Lexmark’s warning also suggests problems for H-P in its own printer business. Once considered the Silicon Valley giant’s crown jewel, H-P’s printer business has struggled with slower growth. One reason is the overall decline in demand — but there’s also the growing sense that users simply aren’t printing as much as they used to.

HP paid $10 billion for Autonomy Corporation and watched as the founder and some other Autonomy professionals walked out the door eight months after the deal closed. I have written about the messages HP has been sending about its plans to make Autonomy a big data powerhouse. When I check on Autonomy in my Overflight service, I notice that Autonomy is not generating the media and blog coverage it did prior to its acquisition by HP. My hunch is that HP does not appreciate the excellent marketing Autonomy did over the last decade. I think HP believed the marketing.

Wake up indeed. A happy quack to Warshjipsifr.com.

Lexmark paid unknown amounts for Brainware, the trigram search vendor and back office forms processing company, and for ISYS Search Software, founded more than a decade ago by Ian Davies. You can read a Search Wizards Speak interview with a Brainware executive and with an ISYS executive on the ArnoldIT.com Web site. Lexmark like HP believed that search and search related services would generate big money quickly and consistently.

I think both HP and Lexmark are in for some skinned knees and bloody noses. Here’s why:

First, search is a tough enterprise function to squish into a tidy little box. I enjoy pointing out that Solr / Lucene offers a viable alternative to for fee proprietary search systems. My hunch is that HP and Lexmark do not understand that the costs of maintaining proprietary systems, the costs of integrating proprietary search into on premises or cloud solutions, the costs of customer support, and the costs of effective marketing quite literally could break the piggy banks. Fortunately I am not the person who has to make these deals pay for the purchase price, cover costs, and generate sufficient revenue to make up for lost printer and ink revenue. I think the challenge is too much for a goose in rural Kentucky. I think it might be too much for high powered hardware executives at HP and Lexmark, but that’s just my opinion.

Second, search does require services. What’s interesting is that fixing a broken search system is not the same as repairing a printer or an ink cartridge. The costs associated with troubleshooting and remediating a problem are tough to control. With headcount for skilled engineers getting more and more expensive, open ended problem solving is going to cause some CFOs to get a bad headache. The challenge will be figuring out how to keep customers on the reservation while preventing disenchanted licensees from embracing an alternative. Open source search, maybe?

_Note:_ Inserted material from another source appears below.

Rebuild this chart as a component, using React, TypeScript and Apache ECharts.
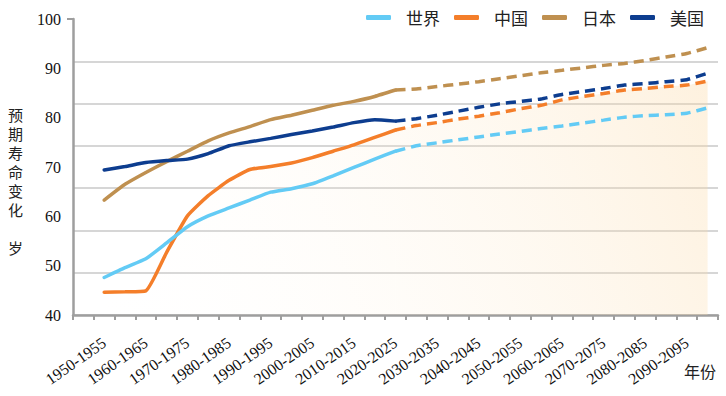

Third, the amounts of money involved almost force HP and Lexmark to find a way to stack high prices on anything using or touching their respective search technologies. Even if the competition is available at a lower price, HP and Lexmark may not be in any position to cut prices. With few pricing options, both companies may find themselves in a Microsoft aQuantitative bind. The market does not care and the money is just not recoverable.

Uncomfortable position? You bet your bippy.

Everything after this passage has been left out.